Andy, yes its a nuisance but it has to be done and its no great deal, just 4 screws to undo lift out the seat, service the battery and replace the seat and all done and dusted in less than 30 mins.


----------



## chapter (May 1, 2005)

you will need one of these
to remove the seat (4 screws) i changed the battery on my sundance in about 15 minutes
chapter


----------



## raynipper (Aug 4, 2008)

Yep................. my 2000 Hobby on a Fiat has the same problem. I have yet to gain access to this battery. I guess as you say the seat has to come out.

Ray.


----------



## Fatalhud (Mar 3, 2006)

Once the screws are out you can just slide the seat forward, no need to remove it

The best bit is when I replaced my battery the new one had the positive + and negitive - posts the opposite way round and the leads don't reach :evil: :evil:


----------



## pieterv (Feb 3, 2009)

Whilst you have the seat out to check the battery make sure it is properly vented to outside the van, the oxygen and hydrogen mix bateries produce when they gas is highly explosive.


----------



## AndrewButler (Jan 31, 2009)

*Battery*

Thanks everyone - so there is no short cut - maybe a job to do when mooching around on site!

Andy


----------



## Pudsey_Bear (Sep 25, 2008)

Fatalhud said:


> Once the screws are out you can just slide the seat forward, no need to remove it
> 
> The best bit is when I replaced my battery the new one had the positive + and negitive - posts the opposite way round and the leads don't reach :evil: :evil:


I found out the hard way too, but you can specify both post type and orientation of the +/-

I'm amazed we don't get more problems from this battery location on Fiat Ducatos, my terminals miss the seat base by about 1mm

Kev.


----------



## raynipper (Aug 4, 2008)

Hi Kev,
Yes it's very tight and it looks like the previous owner wedged a hardwood wedge across the top to keep the posts from bouncing up to the seat frame.

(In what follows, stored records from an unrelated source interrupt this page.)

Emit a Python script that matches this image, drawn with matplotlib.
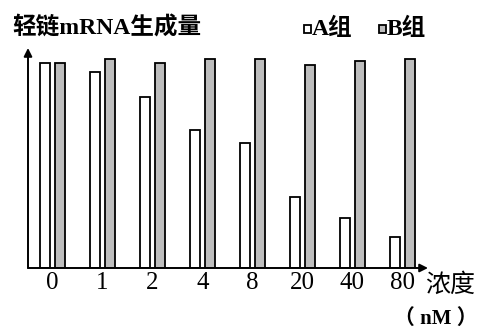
import matplotlib.pyplot as plt
import numpy as np

plt.rcParams['font.family'] = ['Liberation Serif', 'Noto Sans CJK SC']

concs = ["0", "1", "2", "4", "8", "20", "40", "80"]
group_a = [98, 94, 82, 66, 60, 34, 24, 15]
group_b = [98, 100, 98, 100, 100, 97, 99, 100]

W, H = 480, 334
fig = plt.figure(figsize=(W / 100, H / 100), dpi=100)
ax = fig.add_axes([28 / W, (H - 268) / H, 400 / W, 220 / H])

x = np.arange(len(concs))
ax.bar(x - 0.15, group_a, width=0.2, facecolor="white", edgecolor="black", linewidth=1.3)
ax.bar(x + 0.15, group_b, width=0.2, facecolor="#bdbdbd", edgecolor="black", linewidth=1.3)

ax.set_xlim(-0.49, 7.51)
ax.set_ylim(0, 105.3)
for s in ax.spines.values():
    s.set_visible(False)

# axes drawn as arrows
arr = dict(arrowstyle="-|>", color="black", lw=1.4, mutation_scale=12, shrinkA=0, shrinkB=0)
ax.annotate("", xy=(0, 1), xytext=(0, 0), xycoords="axes fraction", arrowprops=arr)
ax.annotate("", xy=(1, 0), xytext=(0, 0), xycoords="axes fraction", arrowprops=arr)

ax.set_yticks([])
ax.set_xticks(x)
ax.set_xticklabels(concs, fontsize=18)
ax.tick_params(axis="x", length=0, pad=3)

fig.text(12 / W, 1 - 28 / H, "轻链mRNA生成量", fontsize=17, fontweight="bold", va="center", ha="left")
fig.text(1 - 5 / W, 1 - 285 / H, "浓度", fontsize=18, va="center", ha="right")
fig.text(1 - 2 / W, 1 - 319 / H, "（ nM ）", fontsize=15, fontweight="bold", va="center", ha="right")

# legend
fig.patches.append(plt.Rectangle((304 / W, 1 - 33 / H), 7 / W, 8 / H, transform=fig.transFigure,
                                 facecolor="white", edgecolor="black", lw=1.3))
fig.text(312 / W, 1 - 29 / H, "A组", fontsize=17, fontweight="bold", va="center", ha="left")
fig.patches.append(plt.Rectangle((379 / W, 1 - 33 / H), 7 / W, 8 / H, transform=fig.transFigure,
                                 facecolor="#bdbdbd", edgecolor="black", lw=1.3))
fig.text(387 / W, 1 - 29 / H, "B组", fontsize=17, fontweight="bold", va="center", ha="left")

plt.savefig("out.png", dpi=100)
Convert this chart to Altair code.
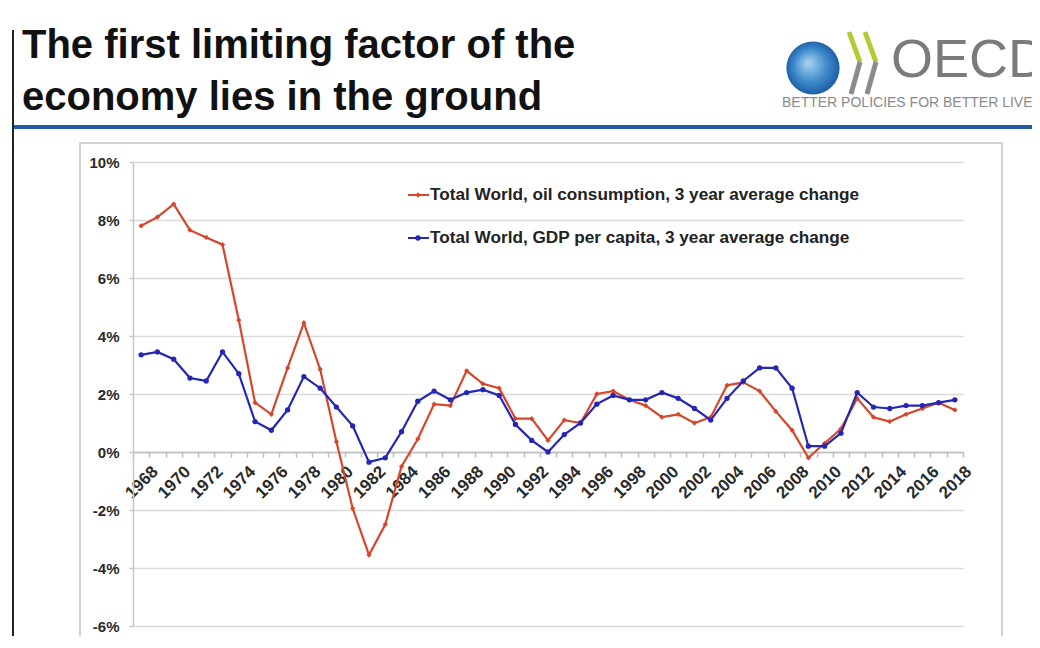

But mission accomplished as I unbolted the seat and found the electrolyte up to the required level. So happy camper now .  apart from that damn shower curtain ..  

Ray.


----------



## autostratus (May 9, 2005)

pieterv said:


> Whilst you have the seat out to check the battery make sure it is properly vented to outside the van, the oxygen and hydrogen mix bateries produce when they gas is highly explosive.


Very important. 

When we took off the seat of our Swift Royale to replace the battery with a larger capacity we found the existing battery sitting on a squashed plastic vent tube. Well installed, I think not.


----------